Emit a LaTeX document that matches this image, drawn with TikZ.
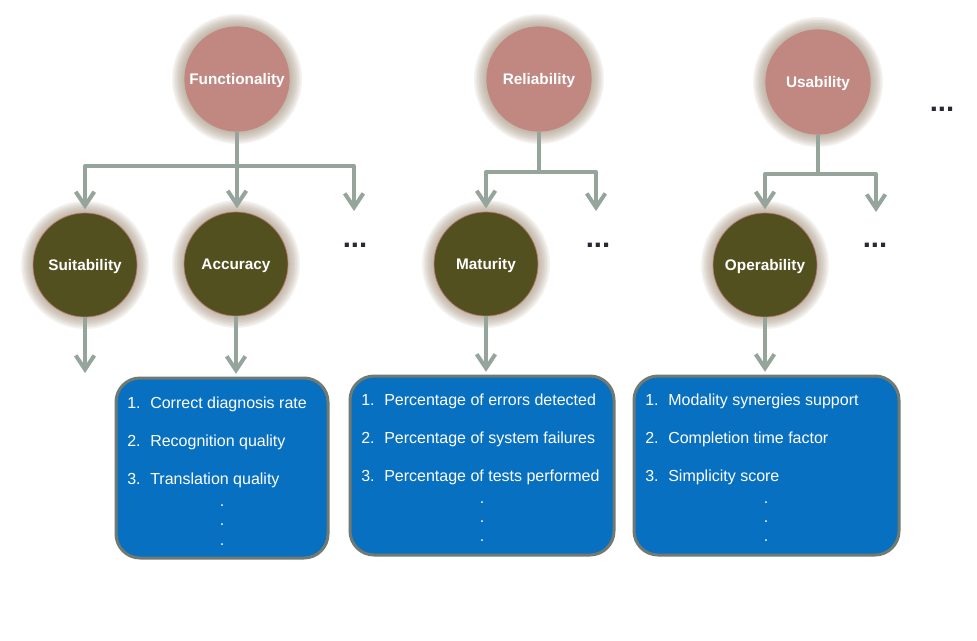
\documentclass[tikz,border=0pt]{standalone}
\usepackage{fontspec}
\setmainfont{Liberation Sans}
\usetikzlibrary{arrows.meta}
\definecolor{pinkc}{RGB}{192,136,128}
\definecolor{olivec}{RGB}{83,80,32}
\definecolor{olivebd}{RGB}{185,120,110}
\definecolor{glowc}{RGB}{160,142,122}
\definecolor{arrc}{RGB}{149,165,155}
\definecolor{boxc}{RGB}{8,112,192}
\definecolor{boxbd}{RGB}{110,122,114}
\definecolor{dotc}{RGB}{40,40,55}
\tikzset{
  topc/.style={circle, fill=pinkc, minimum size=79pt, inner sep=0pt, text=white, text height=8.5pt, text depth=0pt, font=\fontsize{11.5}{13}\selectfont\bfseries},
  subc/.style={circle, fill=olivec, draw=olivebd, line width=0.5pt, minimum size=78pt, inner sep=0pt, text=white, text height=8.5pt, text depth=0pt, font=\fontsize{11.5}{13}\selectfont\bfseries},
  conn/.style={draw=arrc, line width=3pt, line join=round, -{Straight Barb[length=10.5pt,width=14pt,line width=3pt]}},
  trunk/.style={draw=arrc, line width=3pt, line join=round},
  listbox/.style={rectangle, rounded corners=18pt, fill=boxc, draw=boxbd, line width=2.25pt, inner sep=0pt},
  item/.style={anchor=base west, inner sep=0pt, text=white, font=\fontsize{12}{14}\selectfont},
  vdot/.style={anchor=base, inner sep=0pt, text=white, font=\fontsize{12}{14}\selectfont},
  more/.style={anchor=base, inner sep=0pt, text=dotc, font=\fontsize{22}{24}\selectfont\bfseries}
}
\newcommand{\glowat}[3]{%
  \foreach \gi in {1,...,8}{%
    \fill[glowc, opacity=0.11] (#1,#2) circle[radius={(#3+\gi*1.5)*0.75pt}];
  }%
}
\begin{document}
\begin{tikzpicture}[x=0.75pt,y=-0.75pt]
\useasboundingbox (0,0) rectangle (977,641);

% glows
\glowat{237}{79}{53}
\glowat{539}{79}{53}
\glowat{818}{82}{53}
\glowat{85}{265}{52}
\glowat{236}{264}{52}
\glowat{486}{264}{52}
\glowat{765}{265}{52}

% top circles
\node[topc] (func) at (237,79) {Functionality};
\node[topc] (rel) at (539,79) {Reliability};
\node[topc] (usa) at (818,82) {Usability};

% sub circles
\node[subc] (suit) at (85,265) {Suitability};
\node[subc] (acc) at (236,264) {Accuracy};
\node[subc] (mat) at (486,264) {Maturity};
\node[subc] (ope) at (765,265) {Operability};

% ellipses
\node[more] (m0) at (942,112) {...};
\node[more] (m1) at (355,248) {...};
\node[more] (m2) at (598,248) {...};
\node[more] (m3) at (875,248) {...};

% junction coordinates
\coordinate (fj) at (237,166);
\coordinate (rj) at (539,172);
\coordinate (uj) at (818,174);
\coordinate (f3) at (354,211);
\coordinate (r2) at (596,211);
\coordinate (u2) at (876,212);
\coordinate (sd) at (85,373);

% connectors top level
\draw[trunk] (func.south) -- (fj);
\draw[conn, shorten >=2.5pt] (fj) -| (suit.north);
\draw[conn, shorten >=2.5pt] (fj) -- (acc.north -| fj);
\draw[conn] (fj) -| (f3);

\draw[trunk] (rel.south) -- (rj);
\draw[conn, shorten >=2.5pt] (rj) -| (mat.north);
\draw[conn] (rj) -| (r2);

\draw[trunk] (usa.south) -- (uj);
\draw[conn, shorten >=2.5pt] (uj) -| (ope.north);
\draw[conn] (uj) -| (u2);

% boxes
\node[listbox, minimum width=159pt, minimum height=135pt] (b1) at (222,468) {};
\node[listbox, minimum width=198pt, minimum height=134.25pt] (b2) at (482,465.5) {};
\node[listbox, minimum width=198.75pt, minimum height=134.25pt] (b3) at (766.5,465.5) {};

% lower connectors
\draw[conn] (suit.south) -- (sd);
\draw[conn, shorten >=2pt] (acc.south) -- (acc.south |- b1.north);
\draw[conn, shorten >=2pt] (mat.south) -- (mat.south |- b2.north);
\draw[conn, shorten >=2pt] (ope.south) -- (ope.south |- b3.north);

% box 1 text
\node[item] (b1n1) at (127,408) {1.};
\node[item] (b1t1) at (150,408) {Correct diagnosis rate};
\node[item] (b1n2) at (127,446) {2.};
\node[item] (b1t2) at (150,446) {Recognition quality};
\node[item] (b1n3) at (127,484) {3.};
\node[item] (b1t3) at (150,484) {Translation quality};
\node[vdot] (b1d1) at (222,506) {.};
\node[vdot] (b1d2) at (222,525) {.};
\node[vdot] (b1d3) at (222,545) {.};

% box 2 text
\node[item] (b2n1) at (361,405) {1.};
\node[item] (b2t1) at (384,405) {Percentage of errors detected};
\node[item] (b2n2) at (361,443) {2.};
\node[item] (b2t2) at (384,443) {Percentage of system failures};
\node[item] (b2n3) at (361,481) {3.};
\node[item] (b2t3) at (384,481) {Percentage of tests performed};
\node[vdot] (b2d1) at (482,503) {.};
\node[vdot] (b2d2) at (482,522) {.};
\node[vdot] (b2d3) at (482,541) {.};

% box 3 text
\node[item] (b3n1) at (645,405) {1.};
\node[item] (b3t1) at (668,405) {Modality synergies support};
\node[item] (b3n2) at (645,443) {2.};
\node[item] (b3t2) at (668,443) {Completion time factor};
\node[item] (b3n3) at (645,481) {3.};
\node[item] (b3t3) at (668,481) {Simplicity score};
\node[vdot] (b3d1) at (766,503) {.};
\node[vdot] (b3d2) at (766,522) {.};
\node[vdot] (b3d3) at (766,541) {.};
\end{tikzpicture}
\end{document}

= = = = = = =

Write out exactly the opening lines of the data, stopping after the line that holds "(0,0) rectangle (977,641);". Exclude pictures.

Emit a LaTeX document that matches this image, drawn with TikZ.
\documentclass[tikz,border=0pt]{standalone}
\usepackage{fontspec}
\setmainfont{Liberation Sans}
\usetikzlibrary{arrows.meta}
\definecolor{pinkc}{RGB}{192,136,128}
\definecolor{olivec}{RGB}{83,80,32}
\definecolor{olivebd}{RGB}{185,120,110}
\definecolor{glowc}{RGB}{160,142,122}
\definecolor{arrc}{RGB}{149,165,155}
\definecolor{boxc}{RGB}{8,112,192}
\definecolor{boxbd}{RGB}{110,122,114}
\definecolor{dotc}{RGB}{40,40,55}
\tikzset{
  topc/.style={circle, fill=pinkc, minimum size=79pt, inner sep=0pt, text=white, text height=8.5pt, text depth=0pt, font=\fontsize{11.5}{13}\selectfont\bfseries},
  subc/.style={circle, fill=olivec, draw=olivebd, line width=0.5pt, minimum size=78pt, inner sep=0pt, text=white, text height=8.5pt, text depth=0pt, font=\fontsize{11.5}{13}\selectfont\bfseries},
  conn/.style={draw=arrc, line width=3pt, line join=round, -{Straight Barb[length=10.5pt,width=14pt,line width=3pt]}},
  trunk/.style={draw=arrc, line width=3pt, line join=round},
  listbox/.style={rectangle, rounded corners=18pt, fill=boxc, draw=boxbd, line width=2.25pt, inner sep=0pt},
  item/.style={anchor=base west, inner sep=0pt, text=white, font=\fontsize{12}{14}\selectfont},
  vdot/.style={anchor=base, inner sep=0pt, text=white, font=\fontsize{12}{14}\selectfont},
  more/.style={anchor=base, inner sep=0pt, text=dotc, font=\fontsize{22}{24}\selectfont\bfseries}
}
\newcommand{\glowat}[3]{%
  \foreach \gi in {1,...,8}{%
    \fill[glowc, opacity=0.11] (#1,#2) circle[radius={(#3+\gi*1.5)*0.75pt}];
  }%
}
\begin{document}
\begin{tikzpicture}[x=0.75pt,y=-0.75pt]
\useasboundingbox (0,0) rectangle (977,641);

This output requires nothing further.